Ce dernier a ajouté qu’un autre problème réside dans le fait que les services de sécurité de l’État chinois ne recueillent pas uniquement des renseignements par le biais d’espions, mais aussi en faisant pression sur les citoyens chinois ordinaires afin d’obtenir des informations, souvent par la menace ou l’intimidation. Selon lui, cela signifie que tout citoyen chinois fréquentant un diplomate américain pourrait être exposé à la coercition.

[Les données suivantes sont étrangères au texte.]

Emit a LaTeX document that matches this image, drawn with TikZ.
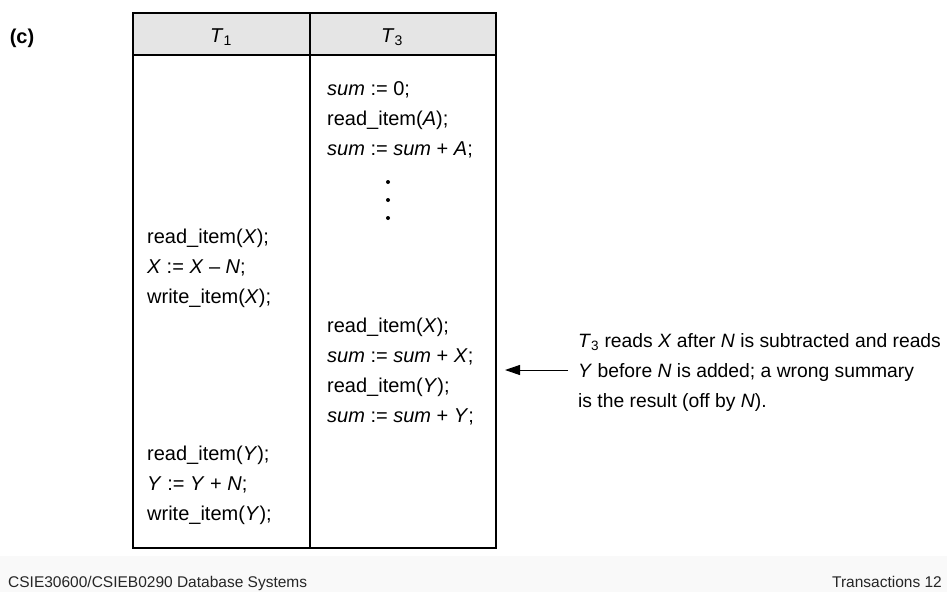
\documentclass[tikz,border=0pt]{standalone}
\usepackage{fontspec}
\setmainfont{Liberation Sans}
\usetikzlibrary{arrows.meta,positioning}

\begin{document}
\begin{tikzpicture}[>={Triangle[length=15pt,width=10pt]},x=1pt,y=-1pt]
\tikzset{
  code/.style={anchor=base west,inner sep=0pt,align=left,font=\fontsize{20}{30}\selectfont},
  hdr/.style={font=\fontsize{20}{24}\selectfont},
  foot/.style={inner sep=0pt,text=black!85,font=\fontsize{15.5}{18}\selectfont},
}
\useasboundingbox (0,0) rectangle (947,592);
\fill[gray!5] (0,556) rectangle (947,592);
\def\xl{133}
\def\xm{310}
\def\xr{496}
\def\ytop{13}
\def\yhead{55}
\def\ybot{548}

% table
\filldraw[fill=gray!20,line width=1.2pt] (\xl,\ytop) rectangle (\xr,\yhead);
\draw[line width=1.2pt] (\xl,\yhead) rectangle (\xr,\ybot);
\draw[line width=1.2pt] (\xm,\ytop) -- (\xm,\ybot);

\node[font=\bfseries\fontsize{20}{24}\selectfont] (part) at (22,38) {(c)};
\node[hdr] (h1) at (221,37) {\textit{T}\textsubscript{1}};
\node[hdr] (h3) at (392,37) {\textit{T}\textsubscript{3}};

% schedule (base = last line)
\node[code] (sa) at (327,155) {\textit{sum} := 0;\\ read\_item(\textit{A});\\ \textit{sum} := \textit{sum} + \textit{A};};
\foreach \y in {182,200,218} {
	\fill (388,\y) circle (2);
}
\node[code] (ta) at (147,303) {read\_item(\textit{X});\\ \textit{X} := \textit{X} – \textit{N};\\ write\_item(\textit{X});};
\node[code] (sb) at (327,422) {read\_item(\textit{X});\\ \textit{sum} := \textit{sum} + \textit{X};\\ read\_item(\textit{Y});\\ \textit{sum} := \textit{sum} + \textit{Y};};
\node[code] (tb) at (147,520) {read\_item(\textit{Y});\\ \textit{Y} := \textit{Y} + \textit{N};\\ write\_item(\textit{Y});};

% remark
\node[code,font=\fontsize{19.3}{30}\selectfont] (note) at (578,407) {\textit{T}\textsubscript{3} reads \textit{X} after \textit{N} is subtracted and reads\\ \textit{Y} before \textit{N} is added; a wrong summary\\ is the result (off by \textit{N}).};
\coordinate (tail) at (568,370);
\coordinate (tip) at (505,370);
\draw[->,line width=1pt] (tail) -- (tip);

\node[foot,anchor=base west] (course) at (8,587) {CSIE30600/CSIEB0290 Database Systems};
\node[foot,anchor=base east] (page) at (942,587) {Transactions 12};
\end{tikzpicture}
\end{document}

« Le MSS (ministère chinois de la Sécurité d’État, ndlr) est prêt à exploiter toute connexion humaine d’une cible pour recueillir des renseignements », a déclaré Mà l’AP Peter Mattis. « Ce changement de règle suggère que le MSS est devenu beaucoup plus agressif dans ses tentatives d’accès à l’ambassade et au gouvernement américain ».
Le ministère chinois des Affaires étrangères n’a pas commenté l’interdiction, déclarant dans un communiqué faxé qu’il était « plus approprié de poser cette question aux États-Unis ».
La Chine a également renforcé les contrôles déjà stricts sur son personnel à l’étranger, selon la réglementation chinoise. Ces dernières années, la Chinz a commencé à appliquer strictement des réglementations interdisant les promotions aux fonctionnaires chinois dont le conjoint a acquis la nationalité étrangère et limitant les séjours prolongés des diplomates dans un même pays, obligeant certains à rentrer en Chine.
Le ministère chinois des Affaires étrangères et de nombreux autres organismes gouvernementaux interdisent à leurs fonctionnaires et à leur personnel d’avoir des relations sexuelles ou amoureuses avec des citoyens étrangers, tandis que les membres de l’armée ou de la police chinoises sont généralement interdits de quitter la Chine sans l’approbation expresse de leurs supérieurs.